> **EXERCISE INPUTS**:
━━━━━━━━━━

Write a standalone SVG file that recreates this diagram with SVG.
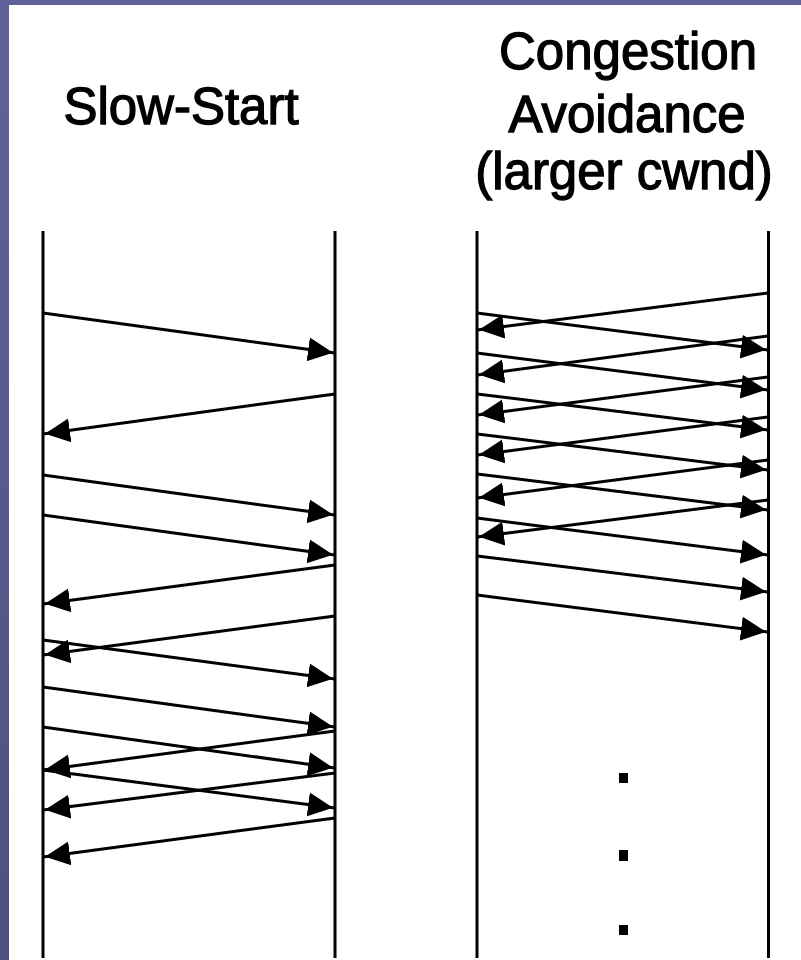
<svg xmlns="http://www.w3.org/2000/svg" width="801" height="960" viewBox="0 0 801 960">
<style>
.title{font-family:"Liberation Sans",Arial,sans-serif;font-size:51px;fill:#000;stroke:#000;stroke-width:1.3;text-anchor:middle}
.life{stroke:#000;stroke-width:3;fill:none}
.msg{stroke:#000;stroke-width:3;fill:none;marker-end:url(#ah)}
.dot{fill:#000}
</style>
<defs>
<linearGradient id="bg" x1="0" y1="0" x2="0" y2="1">
<stop offset="0" stop-color="#62629a"/>
<stop offset="1" stop-color="#4f4f80"/>
</linearGradient>
<marker id="ah" markerUnits="userSpaceOnUse" markerWidth="30" markerHeight="28" viewBox="0 -14 30 28" refX="27" refY="0" orient="auto">
<path d="M0,-12 L25,0 L0,12 Z" fill="#000"/>
</marker>
</defs>
<rect x="0" y="0" width="801" height="960" fill="url(#bg)"/>
<rect x="9" y="5" width="792" height="955" fill="#fff"/>

<g id="title-slow-start"><text class="title" x="181" y="124">Slow-Start</text></g>
<g id="title-congestion-avoidance">
<text class="title" x="628" y="69">Congestion</text>
<text class="title" x="627" y="132">Avoidance</text>
<text class="title" x="624" y="189">(larger cwnd)</text>
</g>

<g id="lifelines">
<g id="ss-sender"><line class="life" x1="43" y1="231" x2="43" y2="958"/></g>
<g id="ss-receiver"><line class="life" x1="335" y1="231" x2="335" y2="958"/></g>
<g id="ca-sender"><line class="life" x1="477" y1="231" x2="477" y2="958"/></g>
<g id="ca-receiver"><line class="life" x1="768.5" y1="231" x2="768.5" y2="958" stroke-width="3.5"/></g>
</g>

<g id="connectors">
<g id="ss-data">
<line class="msg" x1="43" y1="313" x2="335" y2="353"/>
<line class="msg" x1="43" y1="475" x2="335" y2="515"/>
<line class="msg" x1="43" y1="515" x2="335" y2="555"/>
<line class="msg" x1="43" y1="640" x2="335" y2="679"/>
<line class="msg" x1="43" y1="687" x2="335" y2="727"/>
<line class="msg" x1="43" y1="727" x2="335" y2="768"/>
<line class="msg" x1="43" y1="770" x2="335" y2="808"/>
</g>
<g id="ss-acks">
<line class="msg" x1="335" y1="394" x2="43" y2="434"/>
<line class="msg" x1="335" y1="565" x2="43" y2="604"/>
<line class="msg" x1="335" y1="616" x2="43" y2="655"/>
<line class="msg" x1="335" y1="731" x2="43" y2="770"/>
<line class="msg" x1="335" y1="773" x2="43" y2="810"/>
<line class="msg" x1="335" y1="818" x2="43" y2="857"/>
</g>
<g id="ca-data">
<line class="msg" x1="477" y1="313" x2="768" y2="350"/>
<line class="msg" x1="477" y1="353" x2="768" y2="390"/>
<line class="msg" x1="477" y1="394" x2="768" y2="430"/>
<line class="msg" x1="477" y1="434" x2="768" y2="470"/>
<line class="msg" x1="477" y1="474" x2="768" y2="510"/>
<line class="msg" x1="477" y1="518" x2="768" y2="555"/>
<line class="msg" x1="477" y1="556" x2="768" y2="592"/>
<line class="msg" x1="477" y1="595" x2="768" y2="632"/>
</g>
<g id="ca-acks">
<line class="msg" x1="768" y1="293" x2="477" y2="330"/>
<line class="msg" x1="768" y1="336" x2="477" y2="375"/>
<line class="msg" x1="768" y1="377" x2="477" y2="415"/>
<line class="msg" x1="768" y1="417" x2="477" y2="455"/>
<line class="msg" x1="768" y1="460" x2="477" y2="498"/>
<line class="msg" x1="768" y1="500" x2="477" y2="537"/>
</g>
</g>

<g id="ellipsis">
<rect class="dot" x="619" y="773" width="9" height="10"/>
<rect class="dot" x="619" y="850" width="9" height="11"/>
<rect class="dot" x="619" y="925" width="9" height="10"/>
</g>
</svg>
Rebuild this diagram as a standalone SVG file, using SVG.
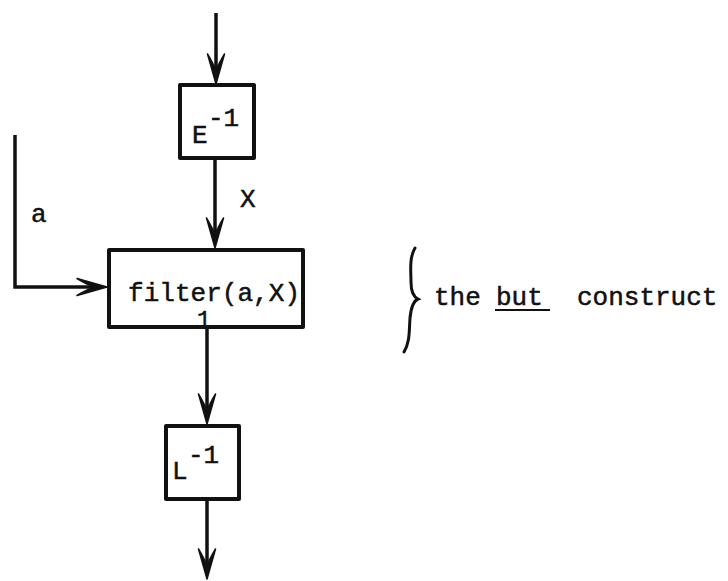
<svg xmlns="http://www.w3.org/2000/svg" width="728" height="581" viewBox="0 0 728 581">
<style>
.box{fill:#fff;stroke:#111;stroke-width:4;stroke-linejoin:round}
.ln{fill:none;stroke:#111;stroke-width:3.5;marker-end:url(#ah)}
.t{font-family:"Liberation Mono","DejaVu Sans Mono",monospace;font-size:26px;fill:#111;stroke:#111;stroke-width:0.5}
</style>
<defs>
<marker id="ah" markerUnits="userSpaceOnUse" viewBox="-32 -10 34 20" markerWidth="34" markerHeight="20" refX="-12" refY="0" orient="auto" overflow="visible">
<path d="M0,0 L-30,-8.5 Q-20,-2.5 -13,0 Q-20,2.5 -30,8.5 Z" fill="#111" stroke="#111" stroke-width="1.5" stroke-linejoin="round"/>
</marker>
</defs>
<rect width="728" height="581" fill="#fff"/>
<g id="connectors">
<path class="ln" d="M216,13 V72"/>
<path class="ln" d="M215,160 V236"/>
<path class="ln" d="M207,329 V412"/>
<path class="ln" d="M207,501 V567"/>
<path class="ln" d="M15,135 V287 H95"/>
</g>
<g id="node-E">
<rect class="box" x="180" y="85" width="74" height="73"/>
<text class="t" x="192" y="143">E</text>
<text class="t" x="208" y="126">-1</text>
</g>
<g id="node-filter">
<rect class="box" x="109" y="250" width="194" height="77"/>
<text class="t" x="128" y="301" textLength="172" lengthAdjust="spacing">filter(a,X)</text>
<text class="t" x="197" y="327" style="font-size:23px">1</text>
</g>
<g id="node-L">
<rect class="box" x="166" y="426" width="73" height="73"/>
<text class="t" x="172" y="479">L</text>
<text class="t" x="188" y="463">-1</text>
</g>
<g id="labels">
<text class="t" x="240" y="207">X</text>
<text class="t" x="31" y="222">a</text>
</g>
<g id="brace">
<path d="M415,248 C409,258 411,272 411,282 C411,292 414,297 418,299 C413,301 411,308 410,318 C409,332 410,342 404,352" fill="none" stroke="#111" stroke-width="3" stroke-linecap="round"/>
<text class="t" x="434" y="305">the</text>
<text class="t" x="496" y="305">but</text>
<line x1="495" y1="310" x2="550" y2="310" stroke="#111" stroke-width="2"/>
<text class="t" x="577" y="305">construct</text>
</g>
</svg>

━━━━━━━━━━

> **TASK DESCRIPTION**:
State the number of lines in the data that include the string "this", and add nothing else.

> **REPLY TO THE EXERCISE**:
2